For homeowners and prospective buyers, the implications of the cut depend largely on mortgage structure.

“The reduction in the Bank of Canada’s policy rate will lead to a corresponding drop in the Bank Prime Rate by 0.25 per cent, which will lower borrowing costs for those with variable-rate mortgages,” said Melissa Martin, a mortgage agent with Mortgage Teacher Ltd.

“For every $100,000 in loan principal, borrowers will save roughly $12 to $13 per month.

However, fixed rates, tied to bond yields, are not directly affected and may fluctuate independently.”

Brant-Brantford’s housing market, already grappling with affordability concerns, faces uncertain movement.

While the rate cut boosts borrowing capacity, economic unpredictability may cause hesitation among potential buyers.

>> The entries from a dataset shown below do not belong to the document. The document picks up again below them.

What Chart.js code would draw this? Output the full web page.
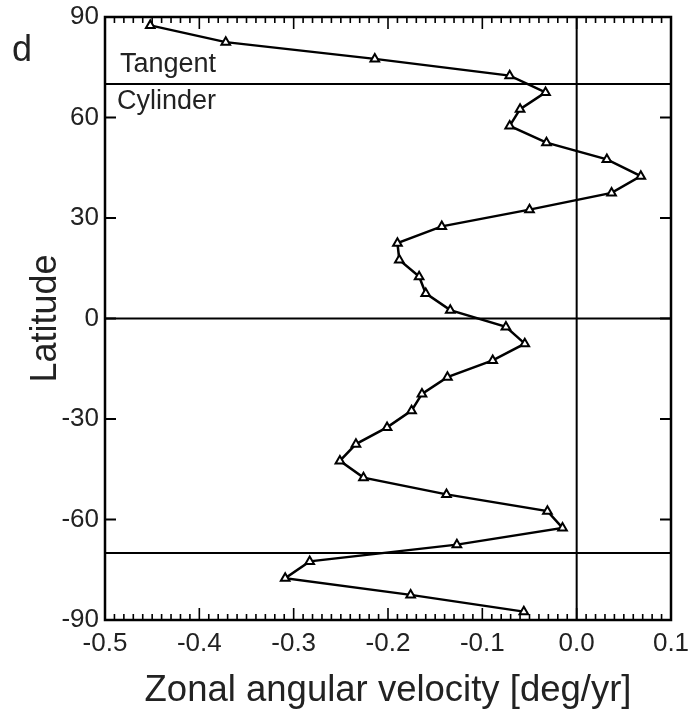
<!DOCTYPE html>
<html>
<head>
<meta charset="utf-8">
<script src="https://cdn.jsdelivr.net/npm/chart.js@4/dist/chart.umd.min.js"></script>
<style>
  html, body { margin: 0; padding: 0; background: #fff; }
  #wrap { width: 693px; height: 719px; }
</style>
</head>
<body>
<div id="wrap"><canvas id="chart" width="693" height="719"></canvas></div>
<script>
// Zonal angular velocity profile by latitude band (5-degree bins)
const latitudes = [87.5, 82.5, 77.5, 72.5, 67.5, 62.5, 57.5, 52.5, 47.5, 42.5, 37.5, 32.5,
  27.5, 22.5, 17.5, 12.5, 7.5, 2.5, -2.5, -7.5, -12.5, -17.5, -22.5, -27.5,
  -32.5, -37.5, -42.5, -47.5, -52.5, -57.5, -62.5, -67.5, -72.5, -77.5, -82.5, -87.5];
const angularVelocity = [-0.452, -0.372, -0.214, -0.071, -0.033, -0.060, -0.071, -0.032, 0.032, 0.068, 0.037, -0.050,
  -0.143, -0.190, -0.188, -0.167, -0.160, -0.134, -0.075, -0.055, -0.089, -0.137,
  -0.164, -0.175, -0.201, -0.234, -0.251, -0.226, -0.138, -0.031, -0.015, -0.127,
  -0.283, -0.309, -0.176, -0.056];

// Tangent-cylinder boundaries and the equator; zero-velocity reference
const boundaryLatitudes = [70, 0, -70];
const zeroVelocity = [0];
const xTickValues = [-0.5, -0.4, -0.3, -0.2, -0.1, 0.0, 0.1];
const yTickValues = [-90, -60, -30, 0, 30, 60, 90];

const FONT = "'Liberation Sans', Arial, Helvetica, sans-serif";
const INK = '#222';

const framePlugin = {
  id: 'frame',
  afterDatasetsDraw(chart) {
    const { ctx, chartArea: a, scales: { x, y } } = chart;
    ctx.save();
    ctx.strokeStyle = '#000';
    ctx.lineCap = 'butt';

    // reference lines
    ctx.lineWidth = 2;
    ctx.beginPath();
    boundaryLatitudes.forEach(lat => {
      const py = y.getPixelForValue(lat);
      ctx.moveTo(a.left, py);
      ctx.lineTo(a.right, py);
    });
    zeroVelocity.forEach(v => {
      const px = x.getPixelForValue(v);
      ctx.moveTo(px, a.top);
      ctx.lineTo(px, a.bottom);
    });
    ctx.stroke();

    // inward ticks: x minor every 0.01, major every 0.1
    ctx.lineWidth = 1.6;
    ctx.beginPath();
    for (let i = 0; i <= 60; i++) {
      const v = -0.5 + i * 0.01;
      const px = x.getPixelForValue(v);
      const len = (i % 10 === 0) ? 12 : 6;
      ctx.moveTo(px, a.bottom);
      ctx.lineTo(px, a.bottom - len);
      ctx.moveTo(px, a.top);
      ctx.lineTo(px, a.top + len);
    }
    ctx.stroke();
    ctx.lineWidth = 2;
    ctx.beginPath();
    yTickValues.forEach(v => {
      const py = y.getPixelForValue(v);
      ctx.moveTo(a.left, py);
      ctx.lineTo(a.left + 11, py);
      ctx.moveTo(a.right, py);
      ctx.lineTo(a.right - 11, py);
    });
    ctx.stroke();

    // frame
    ctx.lineWidth = 2.5;
    ctx.strokeRect(a.left, a.top, a.right - a.left, a.bottom - a.top);

    // annotations
    ctx.fillStyle = INK;
    ctx.textBaseline = 'alphabetic';
    ctx.textAlign = 'left';
    ctx.font = `27px ${FONT}`;
    const yBoundary = y.getPixelForValue(70);
    ctx.fillText('Tangent', a.left + 15, yBoundary - 12);
    ctx.fillText('Cylinder', a.left + 12, yBoundary + 25);
    ctx.font = `36px ${FONT}`;
    ctx.fillText('d', 12, 61);
    ctx.restore();
  }
};

new Chart(document.getElementById('chart'), {
  type: 'scatter',
  data: {
    datasets: [{
      data: latitudes.map((lat, i) => ({ x: angularVelocity[i], y: lat })),
      showLine: true,
      tension: 0,
      borderColor: '#000',
      borderWidth: 2.5,
      pointStyle: 'triangle',
      pointRadius: 5,
      pointBorderWidth: 2,
      pointBackgroundColor: '#fff',
      pointBorderColor: '#000',
      clip: false
    }]
  },
  options: {
    responsive: false,
    animation: false,
    devicePixelRatio: 1,
    layout: { padding: { top: 17, right: 22, left: 0, bottom: 0 } },
    plugins: { legend: { display: false }, tooltip: { enabled: false } },
    scales: {
      x: {
        type: 'linear',
        position: 'bottom',
        min: -0.5,
        max: 0.1,
        afterFit(s) { s.height = 99; s.paddingLeft = 0; s.paddingRight = 0; },
        afterBuildTicks(s) { s.ticks = xTickValues.map(v => ({ value: v })); },
        grid: { display: false, drawTicks: false },
        border: { display: false },
        ticks: {
          color: INK,
          padding: 8,
          maxRotation: 0,
          font: { family: FONT, size: 26 },
          callback: v => (Math.abs(v) < 1e-9 ? 0 : v).toFixed(1)
        },
        title: {
          display: true,
          text: 'Zonal angular velocity [deg/yr]',
          color: INK,
          font: { family: FONT, size: 36.5 },
          padding: { top: 0, bottom: 6 }
        }
      },
      y: {
        type: 'linear',
        min: -90,
        max: 90,
        afterFit(s) { s.width = 105; s.paddingTop = 0; s.paddingBottom = 0; },
        afterBuildTicks(s) { s.ticks = yTickValues.map(v => ({ value: v })); },
        grid: { display: false, drawTicks: false },
        border: { display: false },
        ticks: {
          color: INK,
          padding: 6,
          font: { family: FONT, size: 26 },
          callback: v => String(v)
        },
        title: {
          display: true,
          text: 'Latitude',
          color: INK,
          font: { family: FONT, size: 36 },
          padding: { top: 24, bottom: 0 }
        }
      }
    }
  },
  plugins: [framePlugin]
});
</script>
</body>
</html>
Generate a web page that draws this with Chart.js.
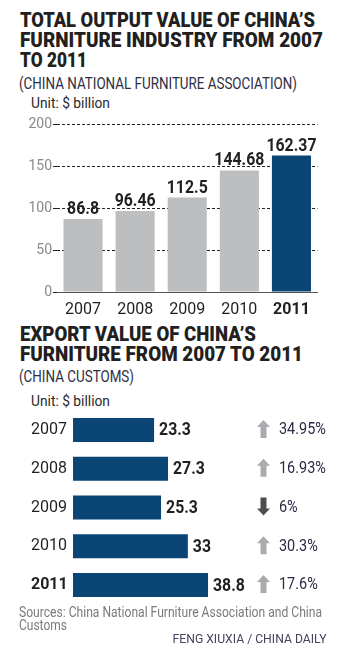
<!DOCTYPE html>
<html>
<head>
<meta charset="utf-8">
<script src="https://cdn.jsdelivr.net/npm/chart.js@4.4.1/dist/chart.umd.min.js"></script>
<style>
    body { margin: 0; background: #fff; width: 343px; height: 653px; position: relative; overflow: hidden; font-family: Roboto, sans-serif; }
    .fit { position: absolute; white-space: nowrap; transform-origin: left top; }
    .title { left: 20px; font-weight: 900; font-size: 21px; line-height: 20px; color: #231f20; }
    .sub { left: 19px; font-size: 16.5px; line-height: 20px; color: #2e2e44; }
    .unit { left: 31px; font-size: 15.5px; line-height: 20px; color: #2a2a2a; }
    .src { left: 19px; font-size: 14px; line-height: 16px; color: #7a7a7a; }
    .credit { font-size: 13.5px; line-height: 16px; color: #4a4060; transform-origin: right top; right: 16px; }
    .box { position: absolute; left: 0; width: 343px; }
</style>
</head>
<body>
<div class="fit title" style="top:10px" data-w="295">TOTAL OUTPUT VALUE OF CHINA’S</div>
<div class="fit title" style="top:30px" data-w="303">FURNITURE INDUSTRY FROM 2007</div>
<div class="fit title" style="top:50px" data-w="67">TO 2011</div>
<div class="fit sub" style="top:74px" data-w="278">(CHINA NATIONAL FURNITURE ASSOCIATION)</div>
<div class="fit unit" style="top:93px" data-w="79">Unit: $ billion</div>
<div class="box" style="top:112px;height:210px"><canvas id="outputChart"></canvas></div>

<div class="fit title" style="top:324px" data-w="236">EXPORT VALUE OF CHINA’S</div>
<div class="fit title" style="top:344px" data-w="283">FURNITURE FROM 2007 TO 2011</div>
<div class="fit sub" style="top:367px" data-w="115">(CHINA CUSTOMS)</div>
<div class="fit unit" style="top:391px" data-w="79">Unit: $ billion</div>
<div class="box" style="top:400px;height:215px"><canvas id="exportChart"></canvas></div>

<div class="fit src" style="top:604px" data-w="303">Sources: China National Furniture Association and China</div>
<div class="fit src" style="top:617px" data-w="48">Customs</div>
<div class="fit credit" style="top:630px" data-w="154">FENG XIUXIA / CHINA DAILY</div>

<script>
const years = ['2007', '2008', '2009', '2010', '2011'];
const outputValues = [86.8, 96.46, 112.5, 144.68, 162.37];
const outputTicks = [0, 50, 100, 150, 200];
const exportValues = [23.3, 27.3, 25.3, 33, 38.8];
const exportChange = ['34.95%', '16.93%', '6%', '30.3%', '17.6%'];
const exportDirection = ['up', 'up', 'down', 'up', 'up'];

const gray = '#bcbec0';
const blue = '#0b4576';

// squeeze the html text to the condensed widths of the original
document.querySelectorAll('[data-w]').forEach(el => {
    const w = el.getBoundingClientRect().width;
    el.style.transform = `scaleX(${el.dataset.w / w})`;
});

// narrow text on the canvas, the fonts here are all too wide
function squeezedText(ctx, text, x, y, sx) {
    ctx.save();
    ctx.translate(x, y);
    ctx.scale(sx, 1);
    ctx.fillText(text, 0, 0);
    ctx.restore();
}

const outputLabels = {
    id: 'outputLabels',
    afterDatasetsDraw(chart) {
        const ctx = chart.ctx;
        const meta = chart.getDatasetMeta(0);
        ctx.save();
        ctx.font = 'bold 18px Roboto';
        ctx.fillStyle = '#231f20';
        ctx.textAlign = 'center';
        ctx.textBaseline = 'alphabetic';
        meta.data.forEach((bar, i) => {
            squeezedText(ctx, String(outputValues[i]), bar.x, bar.y - 5, 0.88);
        });
        ctx.restore();
    }
};

function drawArrow(ctx, cx, cy, dir) {
    const w = 13, h = 18, head = 7, shaft = 6;
    ctx.save();
    ctx.translate(cx, cy);
    if (dir === 'down') ctx.scale(1, -1);
    ctx.beginPath();
    ctx.moveTo(0, -h / 2);
    ctx.lineTo(w / 2, -h / 2 + head);
    ctx.lineTo(shaft / 2, -h / 2 + head);
    ctx.lineTo(shaft / 2, h / 2);
    ctx.lineTo(-shaft / 2, h / 2);
    ctx.lineTo(-shaft / 2, -h / 2 + head);
    ctx.lineTo(-w / 2, -h / 2 + head);
    ctx.closePath();
    ctx.fillStyle = dir === 'down' ? '#4d4d4f' : '#a9abae';
    ctx.fill();
    ctx.restore();
}

const exportLabels = {
    id: 'exportLabels',
    afterDatasetsDraw(chart) {
        const ctx = chart.ctx;
        const meta = chart.getDatasetMeta(0);
        ctx.save();
        ctx.textBaseline = 'middle';
        ctx.textAlign = 'left';
        meta.data.forEach((bar, i) => {
            ctx.font = 'bold 18px Roboto';
            ctx.fillStyle = '#231f20';
            squeezedText(ctx, String(exportValues[i]), bar.x + 5, bar.y + 1, 0.88);
            drawArrow(ctx, 263.5, bar.y - 1, exportDirection[i]);
            ctx.font = '17px Roboto';
            ctx.fillStyle = '#2b2b45';
            squeezedText(ctx, exportChange[i], 279, bar.y, 0.85);
        });
        ctx.restore();
    }
};

new Chart(document.getElementById('outputChart'), {
    type: 'bar',
    data: {
        labels: years,
        datasets: [{
            data: outputValues,
            backgroundColor: years.map((y, i) => i === years.length - 1 ? blue : gray),
            categoryPercentage: 1,
            barPercentage: 0.75
        }]
    },
    options: {
        responsive: true,
        maintainAspectRatio: false,
        animation: false,
        layout: { padding: { top: 12, right: 25.5, left: 0, bottom: 0 } },
        plugins: { legend: { display: false }, tooltip: { enabled: false } },
        scales: {
            x: {
                afterFit: (s) => { s.height = 30; },
                grid: { display: false },
                border: { display: true, color: '#555', width: 1 },
                ticks: {
                    color: '#231f20',
                    padding: 0,
                    font: (c) => ({ family: 'Roboto', size: 16, weight: c.index === 4 ? 'bold' : 'normal' })
                }
            },
            y: {
                min: 0,
                max: 200,
                afterFit: (s) => { s.width = 57; },
                afterBuildTicks: (s) => { s.ticks = outputTicks.map(v => ({ value: v })); },
                grid: { color: '#222', lineWidth: 1, tickLength: 4, drawTicks: true },
                border: { display: false, dash: [3, 2] },
                ticks: { color: '#8a8a8a', padding: 1, font: { family: 'Roboto', size: 14 } }
            }
        }
    },
    plugins: [outputLabels]
});

new Chart(document.getElementById('exportChart'), {
    type: 'bar',
    data: {
        labels: years,
        datasets: [{
            data: exportValues,
            backgroundColor: blue,
            categoryPercentage: 1,
            barPercentage: 0.62
        }]
    },
    options: {
        indexAxis: 'y',
        responsive: true,
        maintainAspectRatio: false,
        animation: false,
        layout: { padding: { top: 10.6, right: 96, left: 31, bottom: 10.6 } },
        plugins: { legend: { display: false }, tooltip: { enabled: false } },
        scales: {
            x: { display: false, min: 0, max: 50 },
            y: {
                afterFit: (s) => { s.width = 42; },
                grid: { display: false },
                border: { display: false },
                ticks: {
                    color: '#231f20',
                    crossAlign: 'far',
                    padding: 0,
                    font: (c) => ({ family: 'Roboto', size: 16, weight: c.index === 4 ? 'bold' : 'normal' })
                }
            }
        }
    },
    plugins: [exportLabels]
});
</script>
</body>
</html>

“The median home price in Brantford sits around $600,000, a figure still out of reach for many,” said Allman.

“A more significant reduction might have encouraged increased market activity, but broader economic uncertainties are keeping some buyers wary. The lessons from 2021 and 2022, when rapid borrowing was followed by steep rate hikes, are fresh in people’s minds.”

The area’s dependence on manufacturing means any disruption to trade will have direct employment consequences, potentially affecting housing demand.

“There are already discussions about workforce reductions and production slowdowns in some industries here,” Allman noted.

“If job losses mount, more homeowners may be forced to sell. Ontario’s mortgage arrears rate currently stands at 0.22 per cent, but should the economy weaken further, that figure could rise.”

Steel and aluminum tariffs could also inflate construction expenses, delaying new housing developments.

“We’re already falling behind on Ontario’s goal of 1.5 million new homes by 2031,” Allman warned.

“If material costs surge, developers may pause or postpone projects, worsening the housing supply shortage.”

For those considering refinancing, the rate adjustment presents an opportunity to manage debt, but experts caution against unnecessary financial strain.

“Now may be a suitable time to refinance high-interest obligations, but homeowners must carefully evaluate their budgets,” Martin advised.

“Given market volatility, individuals should be mindful of taking on additional liabilities.”

As additional U.S. trade policies loom, financial specialists in Brant-Brantford emphasize the importance of staying informed and prepared for potential economic shifts.

“We need to monitor how these tariffs evolve,” Allman said.

“If they escalate, further action from the Bank of Canada is likely, with widespread consequences for employment and housing affordability.”